PAZARLAMA FONKSİYONU • İşletmeler var olabilmek için tüketicilerinin istek ve ihtiyaçlarını karşılamak zorundadırlar. • Söz konusu istek ve ihtiyaçlar tüketicinin istediği yerde, istediği miktarda ve fiyatta hazır olmalıdır. • Aksi takdirde tüketici tatmini sağlanamayacaktır. • İşletmelerde pazarlama fonksiyonu üretici ile tüketici arasında köprü görevi görerek tüketici tatmininin sağlanmasına yönelik faaliyetler içermektedir.
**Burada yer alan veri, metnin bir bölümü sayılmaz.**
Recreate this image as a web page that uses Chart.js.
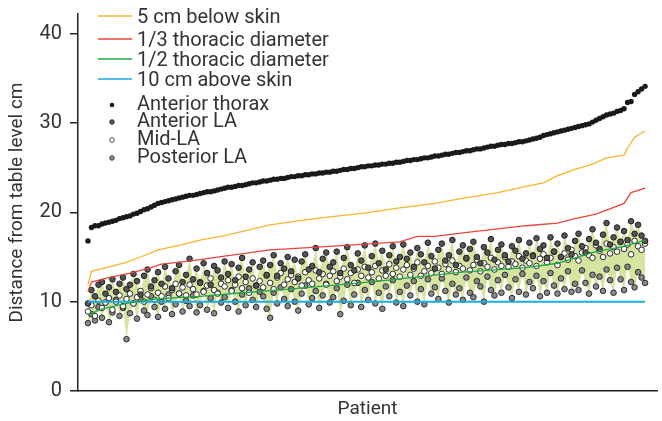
<!DOCTYPE html>
<html>
<head>
<meta charset="utf-8">
<script src="https://cdn.jsdelivr.net/npm/chart.js@4.4.0/dist/chart.umd.min.js"></script>
<style>
  html, body { margin: 0; padding: 0; background: #fff; }
</style>
</head>
<body>
<canvas id="chart" width="662" height="421"></canvas>
<script>
// Anterior thorax (skin) height per patient, sorted
const thorax = [
  16.8, 18.3, 18.5, 18.5, 18.7, 18.8, 18.9, 19.0, 19.1, 19.3,
  19.4, 19.5, 19.6, 19.8, 19.9, 20.1, 20.3, 20.4, 20.6, 20.8,
  21.0, 21.1, 21.2, 21.3, 21.4, 21.5, 21.6, 21.7, 21.8, 21.9,
  21.9, 22.0, 22.1, 22.2, 22.3, 22.3, 22.4, 22.5, 22.6, 22.7,
  22.8, 22.8, 22.9, 23.0, 23.0, 23.1, 23.2, 23.3, 23.3, 23.4,
  23.5, 23.5, 23.6, 23.7, 23.7, 23.8, 23.8, 23.9, 24.0, 24.0,
  24.1, 24.1, 24.2, 24.2, 24.3, 24.3, 24.4, 24.4, 24.5, 24.5,
  24.6, 24.6, 24.7, 24.8, 24.8, 24.9, 24.9, 25.0, 25.1, 25.1,
  25.2, 25.2, 25.3, 25.3, 25.4, 25.4, 25.5, 25.5, 25.6, 25.6,
  25.7, 25.8, 25.8, 25.9, 25.9, 26.0, 26.1, 26.1, 26.2, 26.3,
  26.3, 26.4, 26.5, 26.5, 26.6, 26.7, 26.7, 26.8, 26.9, 26.9,
  27.0, 27.1, 27.1, 27.2, 27.3, 27.4, 27.4, 27.5, 27.6, 27.6,
  27.7, 27.7, 27.8, 27.9, 27.9, 28.0, 28.1, 28.2, 28.3, 28.4,
  28.6, 28.7, 28.8, 28.9, 29.0, 29.1, 29.2, 29.3, 29.4, 29.5,
  29.6, 29.7, 29.8, 29.9, 30.1, 30.3, 30.5, 30.7, 30.9, 31.0,
  31.1, 31.3, 31.4, 31.6, 32.3, 32.4, 33.2, 33.5, 33.8, 34.1
];

const anteriorLA = [
  9.8, 11.3, 10.6, 11.9, 12.2, 10.9, 11.6, 12.5, 11.1, 12.0,
  12.7, 11.4, 11.9, 13.1, 12.3, 10.8, 12.9, 13.6, 11.7, 12.4,
  13.3, 12.0, 13.9, 12.6, 11.5, 13.4, 14.1, 12.2, 13.0, 14.8,
  12.5, 13.7, 12.1, 14.3, 13.2, 11.9, 14.0, 13.5, 12.7, 14.5,
  13.1, 14.2, 12.4, 13.8, 14.9, 12.8, 13.6, 14.4, 11.8, 13.9,
  14.6, 13.0, 14.1, 15.2, 12.9, 14.3, 13.7, 15.0, 13.4, 14.7,
  12.6, 14.5, 15.3, 13.6, 14.0, 16.0, 13.3, 14.8, 15.5, 13.9,
  14.4, 15.6, 13.2, 14.9, 16.1, 14.1, 13.5, 15.4, 14.6, 16.3,
  13.8, 15.1, 16.5, 14.3, 15.7, 13.6, 15.2, 16.2, 14.5, 15.0,
  16.4, 14.8, 15.5, 13.9, 16.0, 15.3, 14.4, 16.6, 15.1, 13.7,
  15.8, 16.5, 14.6, 15.2, 16.9, 14.1, 15.6, 16.3, 14.9, 15.9,
  16.7, 15.0, 14.3, 16.1, 15.5, 17.0, 14.7, 15.8, 16.4, 15.2,
  14.5, 16.2, 15.7, 16.9, 14.8, 15.4, 16.6, 15.1, 17.1, 15.9,
  16.3, 14.9, 17.2, 15.6, 16.5, 15.0, 17.4, 16.0, 15.3, 16.8,
  17.6, 16.2, 15.5, 17.0, 18.1, 16.6, 15.9, 17.5, 18.8, 16.4,
  17.2, 18.3, 16.7, 17.9, 16.9, 19.0, 17.6, 18.6, 17.4, 16.8
];

const midLA = [
  8.9, 9.6, 8.4, 10.1, 9.3, 9.9, 10.4, 9.1, 10.0, 10.7,
  9.5, 10.3, 10.9, 9.8, 10.5, 11.2, 10.0, 10.8, 11.5, 10.2,
  11.0, 10.6, 11.7, 10.4, 11.3, 12.0, 10.9, 11.6, 10.7, 11.9,
  11.4, 10.8, 12.2, 11.1, 11.8, 12.6, 11.3, 10.9, 12.0, 11.7,
  12.4, 11.2, 11.9, 12.8, 11.5, 12.2, 11.0, 12.6, 11.8, 12.3,
  11.6, 12.9, 12.1, 11.4, 12.7, 13.2, 11.9, 12.5, 13.0, 12.2,
  12.8, 11.8, 13.3, 12.4, 12.0, 13.5, 12.6, 13.1, 11.9, 12.9,
  13.4, 12.3, 12.8, 13.7, 12.5, 13.2, 12.1, 13.6, 12.9, 13.9,
  12.7, 13.3, 14.0, 12.6, 13.5, 12.9, 14.2, 13.1, 13.8, 12.8,
  13.6, 14.1, 13.0, 13.7, 14.4, 12.9, 13.4, 14.0, 13.2, 14.5,
  13.8, 13.1, 14.2, 13.6, 14.6, 13.3, 14.0, 13.7, 14.8, 13.5,
  14.1, 14.7, 13.4, 14.3, 13.9, 14.9, 13.6, 14.4, 14.0, 15.0,
  13.9, 14.5, 14.2, 15.1, 13.8, 14.6, 14.3, 15.2, 14.0, 14.8,
  15.3, 14.4, 14.9, 15.6, 14.1, 15.0, 15.4, 14.7, 15.8, 15.1,
  14.6, 15.5, 16.0, 15.2, 14.9, 16.3, 15.7, 15.0, 16.5, 15.4,
  16.1, 15.6, 16.7, 15.9, 16.4, 15.3, 16.8, 16.2, 15.8, 16.5
];

const posteriorLA = [
  7.6, 8.6, 7.9, 9.4, 8.2, 9.9, 7.7, 8.8, 10.2, 8.4,
  9.3, 5.8, 8.7, 9.8, 8.1, 10.3, 9.0, 8.5, 10.6, 9.4,
  8.3, 10.0, 9.2, 10.8, 8.6, 9.7, 10.9, 8.9, 10.1, 9.5,
  10.7, 8.8, 9.6, 11.2, 9.1, 10.4, 8.7, 11.0, 9.9, 10.5,
  9.3, 11.3, 10.0, 8.9, 10.8, 9.6, 11.5, 10.2, 9.4, 11.1,
  10.6, 9.2, 8.2, 11.0, 9.8, 11.6, 10.3, 9.5, 11.4, 10.0,
  9.0, 10.9, 11.8, 9.7, 10.4, 11.2, 9.3, 10.7, 12.0, 9.9,
  10.5, 11.5, 8.6, 10.1, 11.9, 9.6, 10.8, 12.1, 9.4, 11.3,
  10.2, 12.2, 9.8, 11.0, 9.2, 11.7, 10.6, 12.4, 9.9, 11.1,
  9.5, 11.8, 10.7, 12.3, 10.0, 11.4, 9.7, 12.5, 10.9, 11.6,
  10.3, 12.6, 11.2, 9.9, 12.0, 10.8, 11.5, 10.2, 12.7, 11.0,
  10.5, 12.3, 11.7, 10.0, 12.8, 11.3, 10.7, 12.4, 11.0, 13.0,
  11.6, 10.4, 12.5, 11.1, 13.1, 10.8, 12.2, 11.5, 12.9, 10.6,
  12.3, 11.0, 13.2, 11.8, 10.9, 12.6, 11.4, 13.4, 11.1, 12.0,
  11.3, 13.5, 12.1, 10.9, 13.0, 11.7, 12.8, 11.2, 13.6, 12.4,
  11.0, 13.8, 12.5, 11.3, 13.9, 12.2, 11.6, 13.3, 12.7, 12.1
];

// reference lines, read at selected patient numbers
const below5At = [1, 2, 7, 12, 16, 21, 27, 33, 40, 53, 62, 70, 80, 90, 100, 107, 118, 126, 131, 135, 140, 145, 149, 154, 155, 157, 160];
const below5   = [11.9, 13.4, 13.9, 14.4, 15.0, 15.8, 16.3, 16.9, 17.4, 18.6, 19.1, 19.5, 19.9, 20.5, 21.0, 21.5, 22.2, 22.9, 23.3, 24.1, 24.8, 25.4, 26.1, 26.4, 27.2, 28.4, 29.1];

const thirdAt = [1, 2, 7, 13, 19, 22, 31, 40, 53, 70, 90, 95, 100, 108, 126, 135, 140, 146, 154, 156, 160];
const third   = [11.1, 12.2, 12.7, 13.2, 13.8, 14.2, 14.6, 15.1, 15.8, 16.2, 16.7, 17.3, 17.3, 17.7, 18.5, 18.8, 19.3, 19.8, 21.0, 22.2, 22.7];

const halfAt = [1, 5, 12, 20, 33, 45, 55, 70, 84, 96, 108, 126, 135, 146, 154, 160];
const half   = [8.5, 9.2, 9.8, 10.3, 10.6, 11.0, 11.3, 11.8, 12.3, 12.8, 13.3, 13.8, 14.3, 15.6, 16.2, 16.9];

const above10At = [1, 160];
const above10   = [10, 10];

const yTicks = [0, 10, 20, 30, 40];

function pts(ys) { return ys.map((v, i) => ({ x: i + 1, y: v })); }
function linePts(xs, ys) { return xs.map((x, i) => ({ x: x, y: ys[i] })); }

const FONT = 'Roboto';
const TEXT = '#333';

// legend drawn as a vertical list at top left of the plot
const sideLegend = {
  id: 'sideLegend',
  afterDraw(chart) {
    const ctx = chart.ctx;
    const rows = [23, 46, 66, 86, 110, 127, 145, 163];
    ctx.save();
    ctx.font = '20px ' + FONT;
    ctx.textBaseline = 'alphabetic';
    chart.data.datasets.forEach((ds, i) => {
      const y = rows[i];
      if (ds.showLine !== false) {
        ctx.strokeStyle = ds.borderColor;
        ctx.lineWidth = 1.3;
        ctx.beginPath();
        ctx.moveTo(98, y - 7);
        ctx.lineTo(132, y - 7);
        ctx.stroke();
      } else {
        ctx.beginPath();
        ctx.arc(112, y - 5, 2.3, 0, Math.PI * 2);
        ctx.fillStyle = ds.pointBackgroundColor;
        ctx.fill();
        if (ds.pointBorderWidth) {
          ctx.lineWidth = 0.8;
          ctx.strokeStyle = ds.pointBorderColor;
          ctx.stroke();
        }
      }
      ctx.fillStyle = TEXT;
      ctx.fillText(ds.label, 137, y);
    });
    ctx.restore();
  }
};

new Chart(document.getElementById('chart'), {
  type: 'line',
  data: {
    datasets: [
      { label: '5 cm below skin', data: linePts(below5At, below5), borderColor: '#f4b62c', borderWidth: 1.3, pointRadius: 0, fill: false },
      { label: '1/3 thoracic diameter', data: linePts(thirdAt, third), borderColor: '#e8453a', borderWidth: 1.3, pointRadius: 0, fill: false },
      { label: '1/2 thoracic diameter', data: linePts(halfAt, half), borderColor: '#1fa84a', borderWidth: 1.3, pointRadius: 0, fill: false },
      { label: '10 cm above skin', data: linePts(above10At, above10), borderColor: '#19ade2', borderWidth: 2, pointRadius: 0, fill: false },
      { label: 'Anterior thorax', data: pts(thorax), showLine: false, pointRadius: 2.7, pointBackgroundColor: '#1a1a1a', pointBorderWidth: 0, fill: false },
      { label: 'Anterior LA', data: pts(anteriorLA), showLine: false, pointRadius: 2.8, pointBackgroundColor: '#555555', pointBorderColor: '#1e1e1e', pointBorderWidth: 1, backgroundColor: '#d5e5a0', fill: 7 },
      { label: 'Mid-LA', data: pts(midLA), showLine: false, pointRadius: 2.8, pointBackgroundColor: '#ffffff', pointBorderColor: '#2a2a2a', pointBorderWidth: 1, fill: false },
      { label: 'Posterior LA', data: pts(posteriorLA), showLine: false, pointRadius: 2.8, pointBackgroundColor: '#8a8a8a', pointBorderColor: '#2a2a2a', pointBorderWidth: 1, fill: false }
    ]
  },
  options: {
    responsive: false,
    devicePixelRatio: 1,
    animation: false,
    layout: { padding: { top: 14, right: 1, bottom: 0, left: 0 } },
    elements: { line: { tension: 0 } },
    scales: {
      x: {
        type: 'linear',
        min: -1.84,
        max: 163.4,
        ticks: { display: false },
        grid: { display: false },
        border: { color: '#222', width: 1.5 },
        title: { display: true, text: 'Patient', color: TEXT, font: { family: FONT, size: 19 }, padding: { top: 4, bottom: 0 } },
        afterFit(scale) { scale.height = 30; }
      },
      y: {
        min: 0,
        max: 42.2,
        afterBuildTicks(scale) { scale.ticks = yTicks.map(v => ({ value: v })); },
        ticks: { color: TEXT, font: { family: FONT, size: 20 }, padding: 8 },
        grid: { drawOnChartArea: false, drawTicks: true, tickLength: 8, color: '#222', lineWidth: 1.5 },
        border: { color: '#222', width: 1.5 },
        title: { display: true, text: 'Distance from table level cm', color: TEXT, font: { family: FONT, size: 19 }, padding: { top: 6, bottom: 0 } },
        afterFit(scale) { scale.width = 78; scale.paddingTop = 0; scale.paddingBottom = 0; }
      }
    },
    plugins: {
      legend: { display: false },
      tooltip: { enabled: false },
      filler: { drawTime: 'beforeDatasetsDraw' }
    }
  },
  plugins: [sideLegend]
});
</script>
</body>
</html>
• Bu nedenle, günümüzün yoğun rekabet ortamında pazarlama faaliyetleri hayati bir öneme sahiptir. • Pazarlama, işletme amaçlarına ulaşmayı sağlayacak mübadeleleri gerçekleştirmek üzere, ihtiyaç karşılayacak malların, hizmetlerin ve fikirlerin geliştirilmesi, fiyatlandırılması, tutundurulması ve dağıtımına ilişkin planlama ve uygulama süreci olarak tanımlanmaktadır.
• Tanımdan pazarlama faaliyetlerinin sadece üretimden tüketiciye kadar bir süreçte olmayıp, üretim öncesinden tasarım aşamasından başlayıp satış sonrasına kadar devam eden bir süreç olduğu görülmektedir.
• Fayda, tüketicilerin istek ve ihtiyaçlarını tatmin eden mal ve hizmetler olarak tanımlanabilir. • Pazarlama fonksiyonunun yarattığı üç temel fayda vardır. Bu faydalar, zaman, yer ve mülkiyet faydası olarak gruplandırılabilir (Boone ve Kurts, 1999). • Zaman faydası, tüketicilerin istediği mal ve hizmetin satın almak istedikleri zaman tüketiciye sunulduğunda yaratılan faydadır.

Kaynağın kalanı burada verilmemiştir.